- [Required task]:
Omit all pictures and give the records below again exactly as written.

- [Records shown]:
=-=-=-=-=

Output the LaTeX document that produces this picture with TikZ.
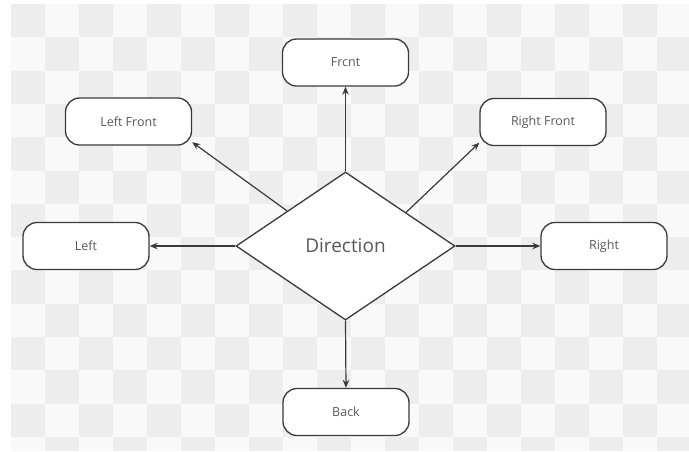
\documentclass[tikz,border=0pt]{standalone}
\usepackage{fontspec}
\setmainfont{Open Sans}
\usetikzlibrary{shapes.geometric,arrows.meta,calc}
\definecolor{chkgray}{HTML}{EDEDED}
\definecolor{chkwhite}{HTML}{F9F9F9}
\definecolor{linec}{HTML}{3A3A3A}
\definecolor{textc}{HTML}{585858}
\tikzset{
  dirbox/.style={draw=linec, line width=1.3pt, fill=white, rounded corners=14pt,
    minimum width=126pt, minimum height=47pt, inner sep=0pt,
    text=textc, font=\fontsize{12.5}{14}\selectfont},
  dirdiamond/.style={draw=linec, line width=1.3pt, fill=white, diamond, aspect=1.48,
    minimum width=219pt, minimum height=148pt, inner sep=0pt,
    text=textc, font=\fontsize{19}{22}\selectfont},
  conn/.style={draw=linec, line width=1.2pt, -{Stealth[length=8pt,width=6.5pt]}}
}
\begin{document}
\begin{tikzpicture}[x=1pt,y=-1pt]
\useasboundingbox (0,0) rectangle (689,451);
\fill[white] (0,0) rectangle (689,451);
\fill[chkwhite] (11,4) rectangle (689,451);
\foreach \i in {0,...,19} {
  \foreach \j in {0,...,13} {
    \pgfmathparse{int(mod(\i+\j,2))}
    \ifnum\pgfmathresult=0
      \fill[chkgray] ({11+\i*34},{4+\j*33.3}) rectangle ({min(689,11+(\i+1)*34)},{min(451,4+(\j+1)*33.3)});
    \fi
  }
}
\node[dirdiamond] (d) at (345.5,246) {Direction};
\node[dirbox] (f)  at (345.5,62.5) {Frcnt};
\node[dirbox] (lf) at (128.5,121.5) {Left Front};
\node[dirbox] (rf) at (543,122) {Right Front};
\node[dirbox] (l)  at (86,246) {Left};
\node[dirbox] (r)  at (604,246) {Right};
\node[dirbox] (b)  at (346,412) {Back};
\draw[conn] (d.north) -- (f.south);
\draw[conn] ($(d.west)!0.47!(d.north)$) -- (lf.-18);
\draw[conn] ($(d.east)!0.45!(d.north)$) -- (rf.198);
\draw[conn] (d.west) -- (l.east);
\draw[conn] (d.east) -- (r.west);
\draw[conn] (d.south) -- (b.north);
\end{tikzpicture}
\end{document}
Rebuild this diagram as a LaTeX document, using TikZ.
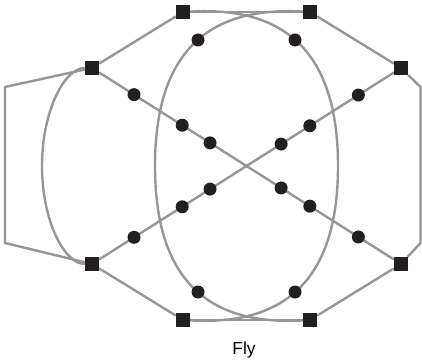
\documentclass[tikz,border=0pt]{standalone}
\usepackage{fontspec}
\setmainfont{Liberation Sans}
\usetikzlibrary{backgrounds}
\usepackage{xcolor}
\definecolor{flygray}{RGB}{150,150,150}
\definecolor{flyblack}{RGB}{35,31,32}

\begin{document}
\begin{tikzpicture}[
  x=1pt, y=1pt,
  sq/.style={rectangle, fill=flyblack, minimum size=14pt, inner sep=0pt},
  dot/.style={circle, fill=flyblack, minimum size=13pt, inner sep=0pt},
  ln/.style={draw=flygray, line width=2.4pt}
]
\useasboundingbox (0,0) rectangle (422,361);

\node[sq] (tl) at (183,349) {};
\node[sq] (tr) at (310,349) {};
\node[sq] (lu) at (92,293)  {};
\node[sq] (ru) at (401,293) {};
\node[sq] (ll) at (92,97)   {};
\node[sq] (rl) at (401,97)  {};
\node[sq] (bl) at (183,41)  {};
\node[sq] (br) at (310,41)  {};

\node[dot] (t1) at (198,321) {};
\node[dot] (t2) at (295,321) {};
\node[dot] (b1) at (198,69)  {};
\node[dot] (b2) at (295,69)  {};

\path (lu.center) -- (rl.center)
  node[dot, pos=0.136] (d1) {}
  node[dot, pos=0.292] (d2) {}
  node[dot, pos=0.382] (d3) {}
  node[dot, pos=0.612] (d4) {}
  node[dot, pos=0.705] (d5) {}
  node[dot, pos=0.862] (d6) {};
\path (ll.center) -- (ru.center)
  node[dot, pos=0.136] (e1) {}
  node[dot, pos=0.292] (e2) {}
  node[dot, pos=0.382] (e3) {}
  node[dot, pos=0.612] (e4) {}
  node[dot, pos=0.705] (e5) {}
  node[dot, pos=0.862] (e6) {};

\coordinate (wl)  at (155,195);
\coordinate (wr)  at (338,195);
\coordinate (wll) at (42,195);
\coordinate (pl1) at (5,274);
\coordinate (pl2) at (5,118);
\coordinate (pr1) at (420.5,274);
\coordinate (pr2) at (420.5,118);

\node[anchor=base, font=\fontsize{17.5}{20}\selectfont] (lbl) at (244,7) {Fly};

\begin{scope}[on background layer]
  \draw[ln] (tl) -- (tr);
  \draw[ln] (bl) -- (br);
  \draw[ln] (tl) -- (lu);
  \draw[ln] (tr) -- (ru);
  \draw[ln] (ll) -- (bl);
  \draw[ln] (rl) -- (br);
  \draw[ln] (lu) -- (rl);
  \draw[ln] (ll) -- (ru);
  \draw[ln] (lu) -- (pl1) -- (pl2) -- (ll);
  \draw[ln] (ru) -- (pr1) -- (pr2) -- (rl);
  \draw[ln] (tr) .. controls (220,354) and (155,321) .. (wl)
                 .. controls (155,69) and (220,36) .. (br);
  \draw[ln] (tl) .. controls (273,354) and (338,321) .. (wr)
                 .. controls (338,69) and (273,36) .. (bl);
  \draw[ln] (lu) .. controls (64,293) and (42,249) .. (wll)
                 .. controls (42,141) and (64,97) .. (ll);
\end{scope}

\end{tikzpicture}
\end{document}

=-=-=-=-=

- [Reply to the exercise]:
Output the LaTeX document that produces this picture with TikZ.
\documentclass[tikz,border=0pt]{standalone}
\usepackage{fontspec}
\setmainfont{Open Sans}
\usetikzlibrary{shapes.geometric,arrows.meta,calc}
\definecolor{chkgray}{HTML}{EDEDED}
\definecolor{chkwhite}{HTML}{F9F9F9}
\definecolor{linec}{HTML}{3A3A3A}
\definecolor{textc}{HTML}{585858}
\tikzset{
  dirbox/.style={draw=linec, line width=1.3pt, fill=white, rounded corners=14pt,
    minimum width=126pt, minimum height=47pt, inner sep=0pt,
    text=textc, font=\fontsize{12.5}{14}\selectfont},
  dirdiamond/.style={draw=linec, line width=1.3pt, fill=white, diamond, aspect=1.48,
    minimum width=219pt, minimum height=148pt, inner sep=0pt,
    text=textc, font=\fontsize{19}{22}\selectfont},
  conn/.style={draw=linec, line width=1.2pt, -{Stealth[length=8pt,width=6.5pt]}}
}
\begin{document}
\begin{tikzpicture}[x=1pt,y=-1pt]
\useasboundingbox (0,0) rectangle (689,451);
\fill[white] (0,0) rectangle (689,451);
\fill[chkwhite] (11,4) rectangle (689,451);
\foreach \i in {0,...,19} {
  \foreach \j in {0,...,13} {
    \pgfmathparse{int(mod(\i+\j,2))}
    \ifnum\pgfmathresult=0
      \fill[chkgray] ({11+\i*34},{4+\j*33.3}) rectangle ({min(689,11+(\i+1)*34)},{min(451,4+(\j+1)*33.3)});
    \fi
  }
}
\node[dirdiamond] (d) at (345.5,246) {Direction};
\node[dirbox] (f)  at (345.5,62.5) {Frcnt};
\node[dirbox] (lf) at (128.5,121.5) {Left Front};
\node[dirbox] (rf) at (543,122) {Right Front};
\node[dirbox] (l)  at (86,246) {Left};
\node[dirbox] (r)  at (604,246) {Right};
\node[dirbox] (b)  at (346,412) {Back};
\draw[conn] (d.north) -- (f.south);
\draw[conn] ($(d.west)!0.47!(d.north)$) -- (lf.-18);
\draw[conn] ($(d.east)!0.45!(d.north)$) -- (rf.198);
\draw[conn] (d.west) -- (l.east);
\draw[conn] (d.east) -- (r.west);
\draw[conn] (d.south) -- (b.north);
\end{tikzpicture}
\end{document}
Rebuild this diagram as a LaTeX document, using TikZ.
\documentclass[tikz,border=0pt]{standalone}
\usepackage{fontspec}
\setmainfont{Liberation Sans}
\usetikzlibrary{backgrounds}
\usepackage{xcolor}
\definecolor{flygray}{RGB}{150,150,150}
\definecolor{flyblack}{RGB}{35,31,32}

\begin{document}
\begin{tikzpicture}[
  x=1pt, y=1pt,
  sq/.style={rectangle, fill=flyblack, minimum size=14pt, inner sep=0pt},
  dot/.style={circle, fill=flyblack, minimum size=13pt, inner sep=0pt},
  ln/.style={draw=flygray, line width=2.4pt}
]
\useasboundingbox (0,0) rectangle (422,361);

\node[sq] (tl) at (183,349) {};
\node[sq] (tr) at (310,349) {};
\node[sq] (lu) at (92,293)  {};
\node[sq] (ru) at (401,293) {};
\node[sq] (ll) at (92,97)   {};
\node[sq] (rl) at (401,97)  {};
\node[sq] (bl) at (183,41)  {};
\node[sq] (br) at (310,41)  {};

\node[dot] (t1) at (198,321) {};
\node[dot] (t2) at (295,321) {};
\node[dot] (b1) at (198,69)  {};
\node[dot] (b2) at (295,69)  {};

\path (lu.center) -- (rl.center)
  node[dot, pos=0.136] (d1) {}
  node[dot, pos=0.292] (d2) {}
  node[dot, pos=0.382] (d3) {}
  node[dot, pos=0.612] (d4) {}
  node[dot, pos=0.705] (d5) {}
  node[dot, pos=0.862] (d6) {};
\path (ll.center) -- (ru.center)
  node[dot, pos=0.136] (e1) {}
  node[dot, pos=0.292] (e2) {}
  node[dot, pos=0.382] (e3) {}
  node[dot, pos=0.612] (e4) {}
  node[dot, pos=0.705] (e5) {}
  node[dot, pos=0.862] (e6) {};

\coordinate (wl)  at (155,195);
\coordinate (wr)  at (338,195);
\coordinate (wll) at (42,195);
\coordinate (pl1) at (5,274);
\coordinate (pl2) at (5,118);
\coordinate (pr1) at (420.5,274);
\coordinate (pr2) at (420.5,118);

\node[anchor=base, font=\fontsize{17.5}{20}\selectfont] (lbl) at (244,7) {Fly};

\begin{scope}[on background layer]
  \draw[ln] (tl) -- (tr);
  \draw[ln] (bl) -- (br);
  \draw[ln] (tl) -- (lu);
  \draw[ln] (tr) -- (ru);
  \draw[ln] (ll) -- (bl);
  \draw[ln] (rl) -- (br);
  \draw[ln] (lu) -- (rl);
  \draw[ln] (ll) -- (ru);
  \draw[ln] (lu) -- (pl1) -- (pl2) -- (ll);
  \draw[ln] (ru) -- (pr1) -- (pr2) -- (rl);
  \draw[ln] (tr) .. controls (220,354) and (155,321) .. (wl)
                 .. controls (155,69) and (220,36) .. (br);
  \draw[ln] (tl) .. controls (273,354) and (338,321) .. (wr)
                 .. controls (338,69) and (273,36) .. (bl);
  \draw[ln] (lu) .. controls (64,293) and (42,249) .. (wll)
                 .. controls (42,141) and (64,97) .. (ll);
\end{scope}

\end{tikzpicture}
\end{document}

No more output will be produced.